GIVEN INSTRUCTION: Transcribe each line of the material as it is, and drop any picture.

=-=-=

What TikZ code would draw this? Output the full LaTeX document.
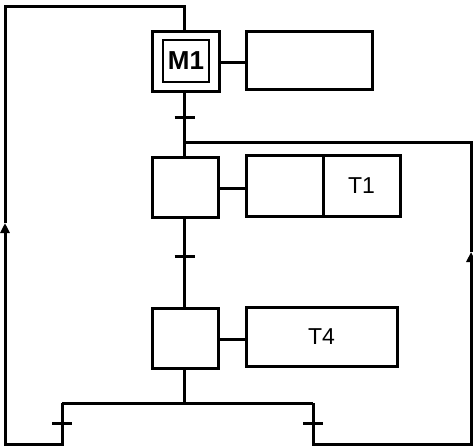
\documentclass[tikz,border=0pt]{standalone}
\usepackage{fontspec}
\setmainfont{Liberation Sans}
\usetikzlibrary{arrows.meta}
\tikzset{
  stp/.style={draw,line width=3pt,minimum width=66pt,minimum height=60pt,inner sep=0pt},
  ini/.style={draw,line width=2.2pt,minimum width=46pt,minimum height=42pt,inner sep=0pt,font=\bfseries\fontsize{26}{28}\selectfont},
  act/.style={draw,line width=3pt,minimum height=59pt,inner sep=0pt,font=\fontsize{23}{25}\selectfont},
  lnk/.style={line width=3pt},
  flw/.style={line width=3pt,-{Triangle[length=10pt,width=9pt]}},
  tck/.style={line width=3pt}
}

\begin{document}
\begin{tikzpicture}[x=1pt,y=-1pt]
\useasboundingbox (0,0) rectangle (473,446);
% steps
\node[stp,minimum width=67pt] (m1) at (185.5,62) {};
\node[ini] (m1i) at (186,61) {M1};
\node[stp,minimum height=59pt] (s2) at (185,187.5) {};
\node[stp] (s3) at (185,338) {};
% actions
\node[act,minimum width=126pt,minimum height=58pt] (a1) at (309,61) {};
\node[act,minimum width=77pt,minimum height=60pt] (a2a) at (284.5,186) {};
\node[act,minimum width=77pt,minimum height=60pt] (a2b) at (361.5,186) {T1};
\node[act,minimum width=151pt] (a3) at (321.5,336.5) {T4};
\draw[lnk] (m1.east |- 0,63) -- (a1.west |- 0,63);
\draw[lnk] (s2.east |- 0,189) -- (a2a.west |- 0,189);
\draw[lnk] (s3.east |- 0,339) -- (a3.west |- 0,339);
% transitions
\coordinate (t1) at (184.5,118);
\coordinate (t2) at (184.5,256);
\coordinate (jn) at (184.5,403);
\coordinate (jl) at (62,403);
\coordinate (jr) at (313,403);
\coordinate (t3) at (62,423);
\coordinate (t4) at (313,423);
\draw[lnk] (m1.south -| t1) -- (s2.north -| t1);
\draw[lnk] (s2.south -| t2) -- (s3.north -| t2);
\draw[lnk] (s3.south -| jn) -- (jn);
\draw[lnk] (jl) -- (jr);
\foreach \t in {t1,t2,t3,t4}
  \draw[tck] ([xshift=-10pt]\t) -- ([xshift=10pt]\t);
% loops
\coordinate (lb) at (62,444);
\coordinate (lc) at (5,444);
\coordinate (al) at (5,223);
\coordinate (lt) at (5,7);
\coordinate (mt) at (184.5,7);
\draw[flw] (jl) -- (lb) -- (lc) -- (al);
\draw[lnk] (al) -- (lt) -- (mt) -- (m1.north -| mt);
\coordinate (rb) at (313,444);
\coordinate (rc) at (471,444);
\coordinate (ar) at (471,252);
\coordinate (rt) at (471,143);
\coordinate (st) at (184.5,143);
\draw[flw] (jr) -- (rb) -- (rc) -- (ar);
\draw[lnk] (ar) -- (rt) -- (st);
\end{tikzpicture}
\end{document}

=-=-=

PROBLEM SOLUTION:
What TikZ code would draw this? Output the full LaTeX document.
\documentclass[tikz,border=0pt]{standalone}
\usepackage{fontspec}
\setmainfont{Liberation Sans}
\usetikzlibrary{arrows.meta}
\tikzset{
  stp/.style={draw,line width=3pt,minimum width=66pt,minimum height=60pt,inner sep=0pt},
  ini/.style={draw,line width=2.2pt,minimum width=46pt,minimum height=42pt,inner sep=0pt,font=\bfseries\fontsize{26}{28}\selectfont},
  act/.style={draw,line width=3pt,minimum height=59pt,inner sep=0pt,font=\fontsize{23}{25}\selectfont},
  lnk/.style={line width=3pt},
  flw/.style={line width=3pt,-{Triangle[length=10pt,width=9pt]}},
  tck/.style={line width=3pt}
}

\begin{document}
\begin{tikzpicture}[x=1pt,y=-1pt]
\useasboundingbox (0,0) rectangle (473,446);
% steps
\node[stp,minimum width=67pt] (m1) at (185.5,62) {};
\node[ini] (m1i) at (186,61) {M1};
\node[stp,minimum height=59pt] (s2) at (185,187.5) {};
\node[stp] (s3) at (185,338) {};
% actions
\node[act,minimum width=126pt,minimum height=58pt] (a1) at (309,61) {};
\node[act,minimum width=77pt,minimum height=60pt] (a2a) at (284.5,186) {};
\node[act,minimum width=77pt,minimum height=60pt] (a2b) at (361.5,186) {T1};
\node[act,minimum width=151pt] (a3) at (321.5,336.5) {T4};
\draw[lnk] (m1.east |- 0,63) -- (a1.west |- 0,63);
\draw[lnk] (s2.east |- 0,189) -- (a2a.west |- 0,189);
\draw[lnk] (s3.east |- 0,339) -- (a3.west |- 0,339);
% transitions
\coordinate (t1) at (184.5,118);
\coordinate (t2) at (184.5,256);
\coordinate (jn) at (184.5,403);
\coordinate (jl) at (62,403);
\coordinate (jr) at (313,403);
\coordinate (t3) at (62,423);
\coordinate (t4) at (313,423);
\draw[lnk] (m1.south -| t1) -- (s2.north -| t1);
\draw[lnk] (s2.south -| t2) -- (s3.north -| t2);
\draw[lnk] (s3.south -| jn) -- (jn);
\draw[lnk] (jl) -- (jr);
\foreach \t in {t1,t2,t3,t4}
  \draw[tck] ([xshift=-10pt]\t) -- ([xshift=10pt]\t);
% loops
\coordinate (lb) at (62,444);
\coordinate (lc) at (5,444);
\coordinate (al) at (5,223);
\coordinate (lt) at (5,7);
\coordinate (mt) at (184.5,7);
\draw[flw] (jl) -- (lb) -- (lc) -- (al);
\draw[lnk] (al) -- (lt) -- (mt) -- (m1.north -| mt);
\coordinate (rb) at (313,444);
\coordinate (rc) at (471,444);
\coordinate (ar) at (471,252);
\coordinate (rt) at (471,143);
\coordinate (st) at (184.5,143);
\draw[flw] (jr) -- (rb) -- (rc) -- (ar);
\draw[lnk] (ar) -- (rt) -- (st);
\end{tikzpicture}
\end{document}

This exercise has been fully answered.